The museum said that it was not abandoning its commitment to films and filmmakers but instead wanted to rethink its approach to the art form, and would look for potential donors to underwrite an unspecified future film program that is curated like any other part of the museum’s exhibits.
“It’s not that people don’t love film here, but it’s hard,” said Michael Govan, the museum’s director. “We are getting diminishing audiences. This is a good time, since we are shrinking, to spend time thinking and rethinking. We do have to stem our losses.”
Govan did not say when the museum’s revamped film programming would debut but suggested there could be some next spring. The last weekend screening, “The Classic Films of Alain Resnais,” will be held Oct. 2 to 17.
Govan said that during the interim, LACMA’s film offerings would be limited to “special programs related to exhibitions.”
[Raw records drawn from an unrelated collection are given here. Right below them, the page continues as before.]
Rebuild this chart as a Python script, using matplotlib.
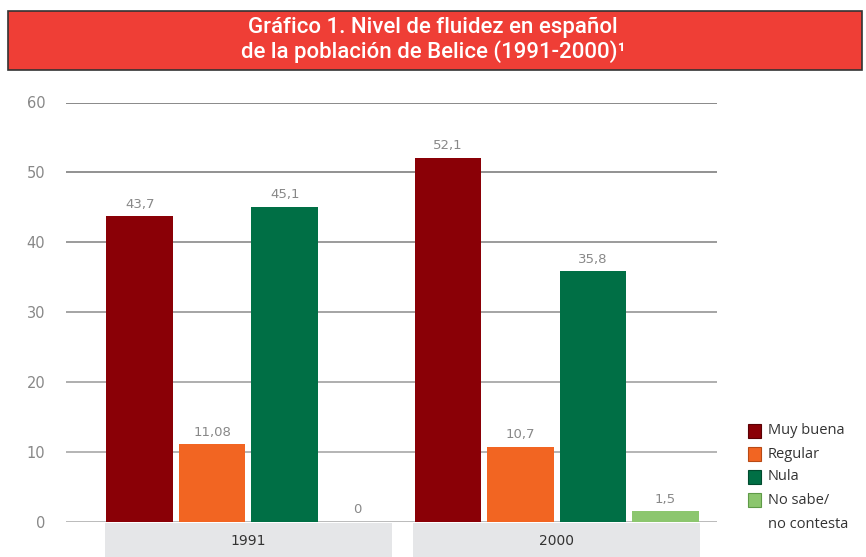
import numpy as np
import matplotlib.pyplot as plt
from matplotlib.patches import Rectangle

years = ['1991', '2000']
series = ['Muy buena', 'Regular', 'Nula', 'No sabe/\nno contesta']
values = {
    'Muy buena': [43.7, 52.1],
    'Regular': [11.08, 10.7],
    'Nula': [45.1, 35.8],
    'No sabe/\nno contesta': [0, 1.5],
}
labels = {
    'Muy buena': ['43,7', '52,1'],
    'Regular': ['11,08', '10,7'],
    'Nula': ['45,1', '35,8'],
    'No sabe/\nno contesta': ['0', '1,5'],
}
colors = ['#8a0006', '#f26522', '#006f45', '#8cc66e']
edge_colors = ['#5a0004', '#b84a15', '#004a2e', '#5f9a48']

W, H = 866, 557
fig = plt.figure(figsize=(W / 100, H / 100), dpi=100)

# title banner
fig.patches.append(Rectangle((8 / W, 1 - 70 / H), 854 / W, 59 / H, transform=fig.transFigure,
                             facecolor='#ef3e36', edgecolor='#333333', linewidth=1.2))
title_font = ['Roboto', 'DejaVu Sans']
fig.text(433 / W, 1 - 27 / H, 'Gráfico 1. Nivel de fluidez en español', color='white',
         fontsize=16, fontweight='medium', ha='center', va='center', family=title_font)
fig.text(433 / W, 1 - 52 / H, 'de la población de Belice (1991-2000)¹', color='white',
         fontsize=16, fontweight='medium', ha='center', va='center', family=title_font)

ax = fig.add_axes([66 / W, 35.5 / H, (717 - 66) / W, 419 / H])
ax.set_xlim(-0.592, 1.520)
ax.set_ylim(0, 60)

pitch = 0.2352
width = 0.2157
x = np.arange(len(years))

# gridlines, darker at the top
yticks = np.arange(0, 61, 10)
grid_cols = ['#a8a8a8', '#a0a0a0', '#989898', '#8c8c8c', '#808080', '#747474', '#6a6a6a']
for yt, gc in zip(yticks, grid_cols):
    ax.axhline(yt, color=gc, linewidth=1.1, zorder=1)

for i, s in enumerate(series):
    xs = x + (i - 1.5) * pitch
    ax.bar(xs, values[s], width=width, color=colors[i], zorder=2, label=s)
    for xb, v, lab in zip(xs, values[s], labels[s]):
        ax.annotate(lab, (xb, v), xytext=(0, 8.5), textcoords='offset points',
                    ha='center', va='center', fontsize=9.5, color='#888888')

# category boxes under the axis
for xi, yr in zip(x, years):
    ax.add_patch(Rectangle((xi - 0.4655, -0.0847), 0.931, 0.0811,
                           transform=ax.get_xaxis_transform(), facecolor='#e5e6e8',
                           edgecolor='none', clip_on=False))
    ax.text(xi, -0.047, yr, transform=ax.get_xaxis_transform(), ha='center', va='center',
            fontsize=10, color='#333333')

ax.set_yticks(yticks)
ax.set_yticklabels([str(v) for v in yticks], fontsize=10.5, color='#888888')
ax.tick_params(axis='y', length=0, pad=15)
ax.set_xticks([])
for sp in ax.spines.values():
    sp.set_visible(False)

# legend
leg_y = [431, 454, 477, 500]
leg_font = ['Open Sans', 'DejaVu Sans']
for i, s in enumerate(series):
    fig.patches.append(Rectangle((748 / W, 1 - (leg_y[i] + 7) / H), 13 / W, 14 / H,
                                 transform=fig.transFigure, facecolor=colors[i],
                                 edgecolor=edge_colors[i], linewidth=0.8))
    fig.text(768 / W, 1 - leg_y[i] / H, s.split('\n')[0], fontsize=10.5, color='#333333',
             va='center', ha='left', family=leg_font)
fig.text(768 / W, 1 - 524 / H, 'no contesta', fontsize=10.5, color='#333333',
         va='center', ha='left', family=leg_font)

fig.savefig('out.png', dpi=100)
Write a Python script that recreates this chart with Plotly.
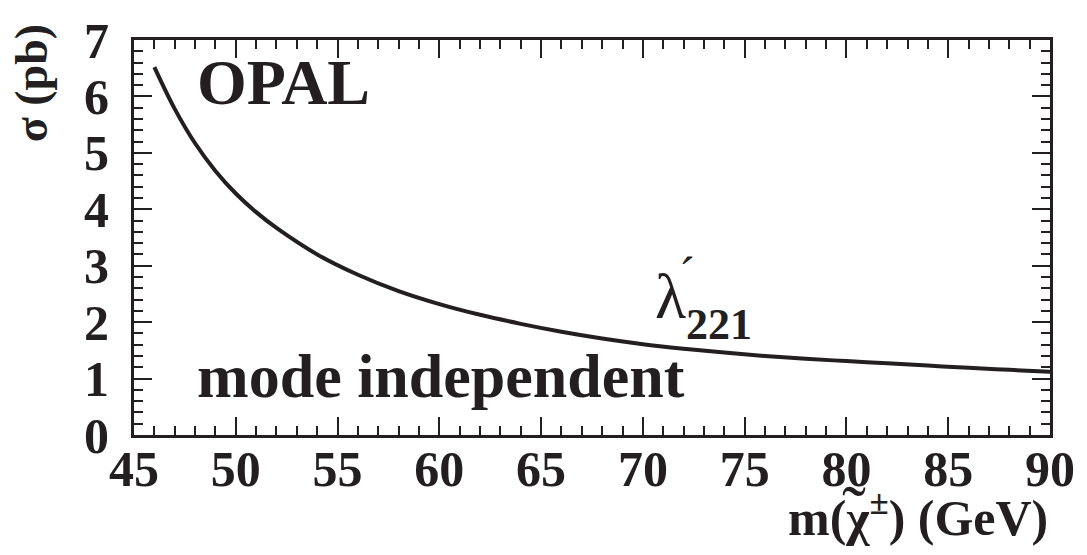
import plotly.graph_objects as go

# Chargino pair cross-section vs chargino mass (lambda'_221 coupling)
mass_gev = [46, 47, 48, 49, 50, 51, 52, 54, 56, 58, 60, 62, 64, 66, 68, 70,
            72, 74, 76, 78, 80, 82, 84, 86, 88, 90]
sigma_pb = [6.52, 5.78, 5.17, 4.68, 4.28, 3.95, 3.67, 3.20, 2.84, 2.55, 2.32,
            2.13, 1.97, 1.83, 1.71, 1.61, 1.53, 1.46, 1.40, 1.35, 1.31, 1.27,
            1.23, 1.19, 1.155, 1.12]

x_ticks = [45, 50, 55, 60, 65, 70, 75, 80, 85, 90]
y_ticks = [0, 1, 2, 3, 4, 5, 6, 7]

INK = "#231f20"
SERIF = "Liberation Serif, Times New Roman, serif"

fig = go.Figure()
fig.add_trace(go.Scatter(
    x=mass_gev, y=sigma_pb, mode="lines",
    line=dict(color=INK, width=4, shape="spline", smoothing=1.0),
    hoverinfo="skip", showlegend=False,
))

axis_common = dict(
    showgrid=False, zeroline=False, showline=True, linecolor=INK, linewidth=3,
    mirror="ticks", ticks="inside", tickcolor=INK, tickwidth=2,
    ticklabeloverflow="allow",
    tickfont=dict(family=SERIF, size=50, color=INK, weight="bold"),
)

fig.update_xaxes(
    range=[45, 90], tickvals=x_ticks, ticklen=18, ticklabelstandoff=-12,
    minor=dict(dtick=1, ticklen=9, ticks="inside", tickcolor=INK, tickwidth=2, showgrid=False),
    **axis_common,
)
fig.update_yaxes(
    range=[0, 7], tickvals=y_ticks, ticklen=18, ticklabelstandoff=12,
    minor=dict(dtick=0.2, ticklen=9, ticks="inside", tickcolor=INK, tickwidth=2, showgrid=False),
    **axis_common,
)

def label(text, x, y, size, xref="x", yref="y", xanchor="left", yanchor="middle",
          angle=0, bold=True):
    fig.add_annotation(
        text=text, x=x, y=y, xref=xref, yref=yref, xanchor=xanchor, yanchor=yanchor,
        showarrow=False, textangle=angle,
        font=dict(family=SERIF, size=size, color=INK, weight="bold" if bold else "normal"),
    )

label("OPAL", 48.0, 6.25, 64)
label("mode independent", 48.0, 1.05, 62)
label("λ", 70.5, 2.45, 64, bold=False)
label("´", 71.7, 2.85, 48, bold=False)
label("221", 72.0, 1.95, 44)

# Axis titles
label("σ (pb)", -0.112, 1.046, 46, xref="paper", yref="paper", xanchor="center",
      yanchor="top", angle=-90)
label("m(χ<sup>±</sup>) (GeV)", 1.0, -0.20, 50, xref="paper", yref="paper",
      xanchor="right", yanchor="middle")
# tilde accent over chi
label("˜", 0.786, -0.193, 72, xref="paper", yref="paper", xanchor="center",
      bold=False)

fig.update_layout(
    width=1087, height=555,
    margin=dict(l=134, r=28, t=24, b=120),
    paper_bgcolor="white", plot_bgcolor="white",
)

fig.write_html("out.html")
LACMA’s action comes while movies aimed at discriminating audiences are struggling. At the same time, theaters presumably dedicated to highbrow productions are exhibiting popcorn titles instead.
In its Aero Theatre in Santa Monica and Egyptian Theatre in Hollywood, the American Cinematheque is showing a scant handful of movie masterpieces (“The Graduate,” “Breathless”) alongside a flood of B-movies and vintage blockbusters; the August schedule includes “Beavis and Butt-Head Do America.”
“It comes as a real shock,” Shannon Kelley, the head of programming at UCLA’s Film and Television Archive, said of LACMA’s decision. “I’ve lived in Los Angeles for 20 years and part of the constellation of film culture has been LACMA with its film program. They have been a real leader in terms of framing film in the film community as modern art and a global art.”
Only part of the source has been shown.